Received for publication July 1, 2008; revisions received November 20, 2008; accepted for publication December 22, 2008.

^_* Address for reprints: Yeong-Hoon Choi, MD, Children's Hospital Boston and Harvard Medical School, Department of Cardiac Surgery, 300 Longwood Avenue, Boston, MA 02115. Current address: Heartcenter of the University of Cologne, Department of Cardiothoracic Surgery and Center of Molecular Medicine Cologne, Kerpener Str 62, 50924 Cologne, Germany. (Email: yh.choi{at}uk-koeln.de).

Objective: Abnormal hemodynamic loading often accompanies congenital heart disease both before and after surgical repair. Adaptive and maladaptive myocardial responses to increased load are numerous. This study examined the hypothesis that myocyte loss occurs during compensatory hypertrophic growth in the developing infant myocardium subjected to progressive pressure overload.

Methods: Pressure-overload left ventricular hypertrophy was induced in 7- to 10-day-old rabbits by banding the thoracic aorta. Left ventricular function and mechanics were quantified by serial echocardiography and noninvasive left ventricular wall stress analysis. Left ventricular tissue sections were examined for fibrosis by using Masson's trichrome stain and for myocyte apoptosis by using a myocyte-specific DNA fragmentation assay and caspase-3 activation (specific fluorescent substrate).

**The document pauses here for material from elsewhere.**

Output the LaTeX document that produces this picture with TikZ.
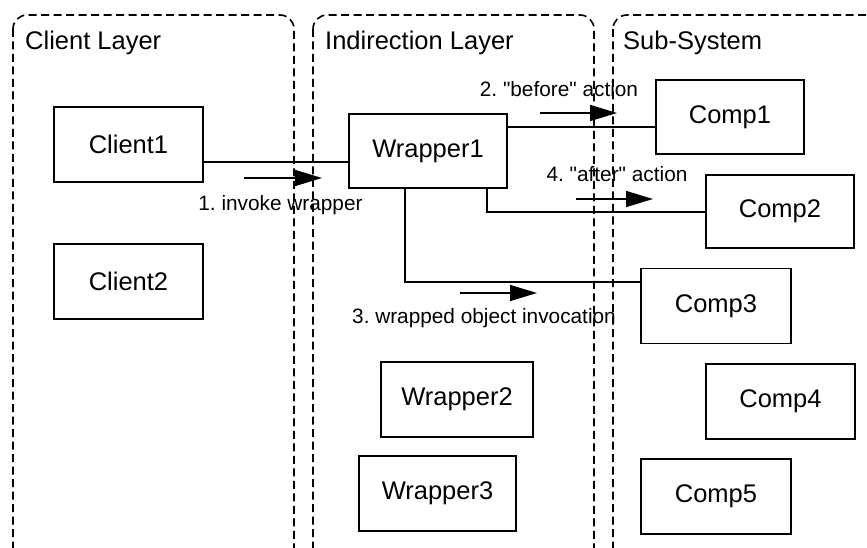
\documentclass[tikz,border=0pt]{standalone}
\usepackage{fontspec}
\setmainfont{Liberation Sans}[Ligatures=TeXOff]
\frenchspacing
\usetikzlibrary{arrows.meta}
\begin{document}
\begin{tikzpicture}[x=1pt,y=-1pt,
  layer/.style={draw, line width=1.6pt, dash pattern=on 8pt off 4.5pt, rounded corners=14pt},
  comp/.style={draw, line width=1.5pt, minimum width=150pt, minimum height=75pt, inner sep=0pt, font=\fontsize{25.5}{30}\selectfont},
  title/.style={anchor=base west, inner sep=0pt, font=\fontsize{25.5}{30}\selectfont},
  lbl/.style={anchor=base, inner sep=0pt, font=\fontsize{20.8}{25}\selectfont},
  conn/.style={line width=1.4pt},
  flow/.style={line width=1.5pt, -{Triangle[length=27pt,width=16pt]}}]
\useasboundingbox (0,0) rectangle (867,548);
% layers
\draw[layer] (13,15) rectangle (294,562);
\draw[layer] (313,15) rectangle (594,562);
\draw[layer] (613,15) rectangle (890,562);
\node[title] (tcl) at (25,50) {Client Layer};
\node[title] (til) at (325,50) {Indirection Layer};
\node[title] (tss) at (623,50) {Sub-System};
% boxes
\node[comp, minimum width=149pt] (c1) at (128.5,144.5) {Client1};
\node[comp, minimum width=149pt] (c2) at (128.5,281.5) {Client2};
\node[comp, minimum width=158pt, minimum height=74pt] (w1) at (428,151) {Wrapper1};
\node[comp, minimum width=152pt] (w2) at (457,399.5) {Wrapper2};
\node[comp, minimum width=157pt] (w3) at (437.5,493.5) {Wrapper3};
\node[comp, minimum width=148pt, minimum height=74pt] (p1) at (730,117) {Comp1};
\node[comp, minimum width=148pt, minimum height=73pt] (p2) at (780,211.5) {Comp2};
\node[comp] (p3) at (716,306) {Comp3};
\node[comp, minimum width=149pt] (p4) at (780.5,401.5) {Comp4};
\node[comp] (p5) at (716,496.5) {Comp5};
% connectors
\coordinate (y1) at (0,162);
\coordinate (y2) at (0,127);
\coordinate (k2) at (487,212);
\coordinate (k3) at (405,282);
\draw[conn] (c1.east |- y1) -- (w1.west |- y1);
\draw[conn] (w1.east |- y2) -- (p1.west |- y2);
\draw[conn] (w1.south -| k2) -- (k2) -- (p2.west |- k2);
\draw[conn] (w1.south -| k3) -- (k3) -- (p3.west |- k3);
% flow arrows
\coordinate (a1s) at (244,178); \coordinate (a1e) at (322,178);
\coordinate (a2s) at (540,113); \coordinate (a2e) at (617,113);
\coordinate (a4s) at (576,199); \coordinate (a4e) at (653,199);
\coordinate (a3s) at (460,293); \coordinate (a3e) at (537,293);
\draw[flow] (a1s) -- (a1e);
\draw[flow] (a2s) -- (a2e);
\draw[flow] (a4s) -- (a4e);
\draw[flow] (a3s) -- (a3e);
% labels
\node[lbl] (l1) at (280.5,211) {1. invoke wrapper};
\node[lbl] (l2) at (559,97) {2. "before" action};
\node[lbl] (l4) at (617,182) {4. "after" action};
\node[lbl] (l3) at (484,323) {3. wrapped object invocation};
\end{tikzpicture}
\end{document}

Results: Significant myocyte apoptosis (198 ± 37/10⁶ myocytes, P < .01 vs control) and caspase-3 activation were present in early hypertrophy when left ventricular contractility was preserved and compensatory hypertrophy had normalized wall stress. By 6 weeks, multiple indices of left ventricular contractility were reduced, and left ventricular wall stress was increased. Myocyte apoptosis was accelerated (361 ± 56/10⁶ myocytes), caspase-3 activity further increased, and the estimated total number of left ventricular myocytes was significantly reduced by 18% ± 4%.

Conclusion: In experimental infant left ventricular hypertrophy, myocyte apoptosis is initiated in the face of normalized wall stress and preserved contractility. The ongoing rate of apoptosis causes a measurable decrease in myocyte number that is coincident with the onset of ventricular dysfunction. It thus appears that pressure overload, even at its earliest stages, is not well tolerated by the developing ventricle.